The Commission has held that procedures related to the timeliness of disciplinary charges and the holding of a hearing before guilt is determined are mandatorily negotiable as long as they do not conflict with the procedures established by N.J.S.A. 40A:14-147 et seq. See Hopatcong Boro ., P.E.R.C. No. 95-73, 21 NJPER 157 ( & 26096 1995), recon. den. P.E.R.C. No. 96-1, 21 NJPER 269 ( & 26173 1995), aff'd sub nom. Monmouth Cty. v. CWA, 300 N.J.Super. 272, 23 NJPER 308 ( & 28141) (App. Div. 1997). See also City of East Orange, P.E.R.C. No. 97-85, 23 NJPER 123 ( & 28059 1997). Consequently, the Borough has failed to establish the requisite element of demonstrating that it has a substantial likelihood of prevailing in a final Commission decision.
With regard to the light duty issue, in City of Englewood , P.E.R.C. No. 94-114, 20 NJPER 257 ( & 25128 1994), the Commission stated:
We have restrained binding arbitration of grievances demanding that an employer create light duty assignments. City of Camden, P.E.R.C. No. 93-3, 18 NJPER 392 ( & 23177 1992); Montgomery Tp. , P.E.R.C. No. 89-22, 14 NJPER 574 ( & 19242 1988); City of Camden , P.E.R.C. No. 83-128, 9 NJPER 22 ( & 14104 1983). We will therefore restrain arbitration to the extent the grievance claims that the city should have created a light duty assignment.... We will not, however, restrain arbitration to the extent the grievance claims that light duty work for which [the employee] was qualified was in fact available and that the employer denied [the employee] assignment to an available position and instead forced her to use contractual leave time. [ Id., citing Englewood, P.E.R.C. No. 93-110, 19 NJPER 276 (& 24140 1993).]

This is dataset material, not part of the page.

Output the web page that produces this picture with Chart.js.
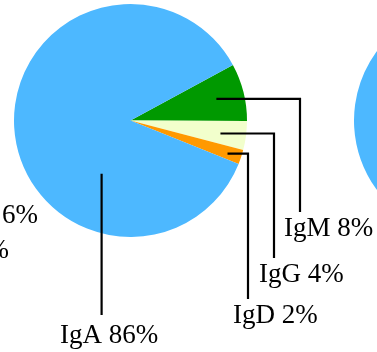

Local 21 indicates that it is seeking to arbitrate whether the Borough denied Padovano an assignment to an available light duty position and does not seek to arbitrate whether the employer must create such light duty assignment. Consequently, the Borough has failed to establish a substantial likelihood of prevailing before the Commission to obtain a restraint of arbitration on this issue.
Lastly, Local 21 seeks to arbitrate whether the Borough violated Article 16, Section 1(f) by charging Padovano's sick and/or vacation leave accruals for absences due to line-of-duty injuries. The Commission has held that a grievance seeking restoration of employees sick leave days taken in connection with work-related injuries is arbitrable. Burlington Cty, P.E.R.C. No. 98-86, 24 NJPER 74 ( & 29041 1997), appeal pending A-003176-97T2. Consequently, the Borough has failed to establish a substantial likelihood of success to prevail on obtaining a restraint of arbitration on this issue.
The Borough's application for an interim restraint of arbitration pending the Commission's determination of its Petition for Scope of Negotiations Determination is denied.